#### [Aim of the task]
Leaving out every picture, retype the lines below from the top through the one that contains "return (px - L) / plot_w".

#### [Information shown]

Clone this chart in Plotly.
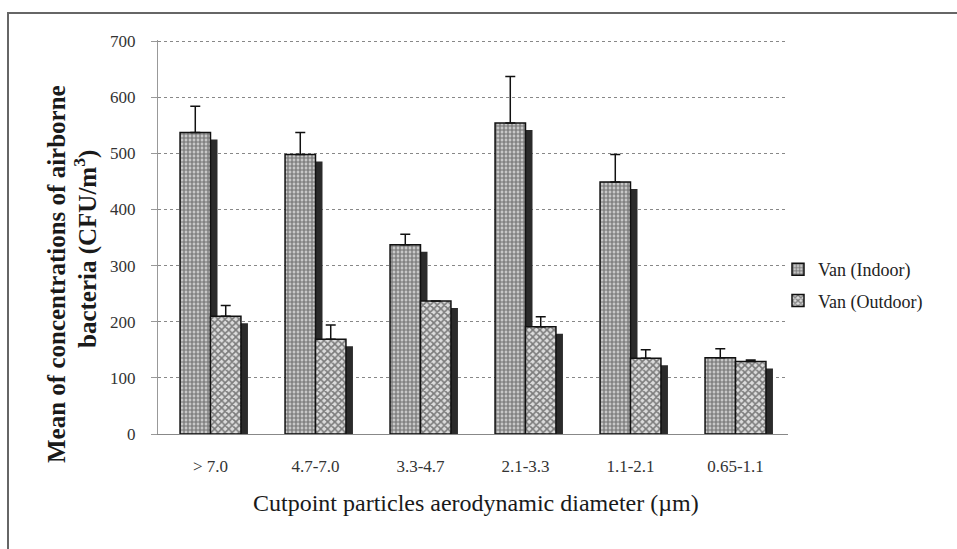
import plotly.graph_objects as go

categories = ["> 7.0", "4.7-7.0", "3.3-4.7", "2.1-3.3", "1.1-2.1", "0.65-1.1"]
indoor = [537, 498, 337, 554, 449, 136]
indoor_err = [47, 39, 19, 83, 49, 16]
outdoor = [210, 169, 237, 191, 135, 129]
outdoor_err = [19, 25, 0, 18, 15, 3]
series_names = ["Van (Indoor)", "Van (Outdoor)"]
y_title = ["Mean of concentrations of airborne", "bacteria (CFU/m<sup>3</sup>)"]
x_title = "Cutpoint particles aerodynamic diameter (µm)"

W, H = 957, 549
L, R, T, B = 158, 169, 40, 115
plot_w = W - L - R
plot_h = H - T - B
ymax = 702

bw = 0.29
sh_dx = 7 / (plot_w / len(categories))
sh_dy = 7 * ymax / plot_h

font_serif = "Liberation Serif"


def px_x(px):
    return (px - L) / plot_w


def px_y(py):
    return (H - B - py) / plot_h


fig = go.Figure()

# shadows
for vals, off in [(indoor, -bw), (outdoor, 0)]:
    fig.add_trace(go.Bar(
        x=categories, y=[v - sh_dy for v in vals], width=bw, offset=off + sh_dx,
        marker=dict(color="#2b2b2b", line=dict(width=0)),
        showlegend=False, hoverinfo="skip"))

fig.add_trace(go.Bar(
    x=categories, y=indoor, width=bw, offset=-bw, name=series_names[0],
    legendgroup="a",
    marker=dict(color="#c8c8c8", line=dict(color="#111", width=1.5),
                pattern=dict(shape="+", fgcolor="#1a1a1a", size=4, solidity=0.5)),
    error_y=dict(type="data", symmetric=False, array=indoor_err,
                 arrayminus=[0] * len(indoor), color="#111", thickness=1.5, width=5)))
fig.add_trace(go.Bar(
    x=categories, y=outdoor, width=bw, offset=0, name=series_names[1],
    legendgroup="b",
    marker=dict(color="#dcdcdc", line=dict(color="#111", width=1.5),
                pattern=dict(shape="x", fgcolor="#1a1a1a", size=5, solidity=0.55)),
    error_y=dict(type="data", symmetric=False, array=outdoor_err,
                 arrayminus=[0] * len(outdoor), color="#111", thickness=1.5, width=5)))

annotations = [
    dict(text="<b>" + y_title[0] + "</b>", textangle=-90, xref="paper", yref="paper",
         x=px_x(56), y=px_y(274), xanchor="center", yanchor="middle", showarrow=False,
         font=dict(family=font_serif, size=25, color="#1a1a1a")),
    dict(text="<b>" + y_title[1] + "</b>", textangle=-90, xref="paper", yref="paper",
         x=px_x(85), y=px_y(249), xanchor="center", yanchor="middle", showarrow=False,
         font=dict(family=font_serif, size=25, color="#1a1a1a")),
    dict(text=x_title, xref="paper", yref="paper",
         x=px_x(476), y=px_y(503), xanchor="center", yanchor="middle", showarrow=False,
         font=dict(family=font_serif, size=24, color="#1a1a1a")),
]

fig.update_layout(
    width=W, height=H, barmode="overlay",
    margin=dict(l=L, r=R, t=T, b=B),
    paper_bgcolor="white", plot_bgcolor="white",
    font=dict(family=font_serif, color="#222", size=17),
    xaxis=dict(showgrid=False, showline=True, linecolor="#888", linewidth=1,
               ticks="", tickfont=dict(size=17, color="#333"), ticklabelstandoff=17),
    yaxis=dict(range=[0, ymax], dtick=100, showgrid=True, gridcolor="#888",
               griddash="dot", gridwidth=1, showline=True, linecolor="#999",
               ticks="outside", ticklen=6, tickcolor="#999", ticklabelstandoff=12,
               tickfont=dict(size=17, color="#333"), zeroline=False),
    legend=dict(x=px_x(778), y=px_y(251), xanchor="left", yanchor="top",
                font=dict(size=18, color="#222"), tracegroupgap=5,
                itemwidth=30, bgcolor="rgba(0,0,0,0)"),
    annotations=annotations,
    shapes=[dict(type="rect", xref="paper", yref="paper",
                 x0=px_x(8), x1=1.5, y0=-0.5, y1=px_y(13),
                 line=dict(color="#666", width=2), layer="below")],
)

fig.write_html("out.html")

#### [Response to the task]
Clone this chart in Plotly.
import plotly.graph_objects as go

categories = ["> 7.0", "4.7-7.0", "3.3-4.7", "2.1-3.3", "1.1-2.1", "0.65-1.1"]
indoor = [537, 498, 337, 554, 449, 136]
indoor_err = [47, 39, 19, 83, 49, 16]
outdoor = [210, 169, 237, 191, 135, 129]
outdoor_err = [19, 25, 0, 18, 15, 3]
series_names = ["Van (Indoor)", "Van (Outdoor)"]
y_title = ["Mean of concentrations of airborne", "bacteria (CFU/m<sup>3</sup>)"]
x_title = "Cutpoint particles aerodynamic diameter (µm)"

W, H = 957, 549
L, R, T, B = 158, 169, 40, 115
plot_w = W - L - R
plot_h = H - T - B
ymax = 702

bw = 0.29
sh_dx = 7 / (plot_w / len(categories))
sh_dy = 7 * ymax / plot_h

font_serif = "Liberation Serif"


def px_x(px):
    return (px - L) / plot_w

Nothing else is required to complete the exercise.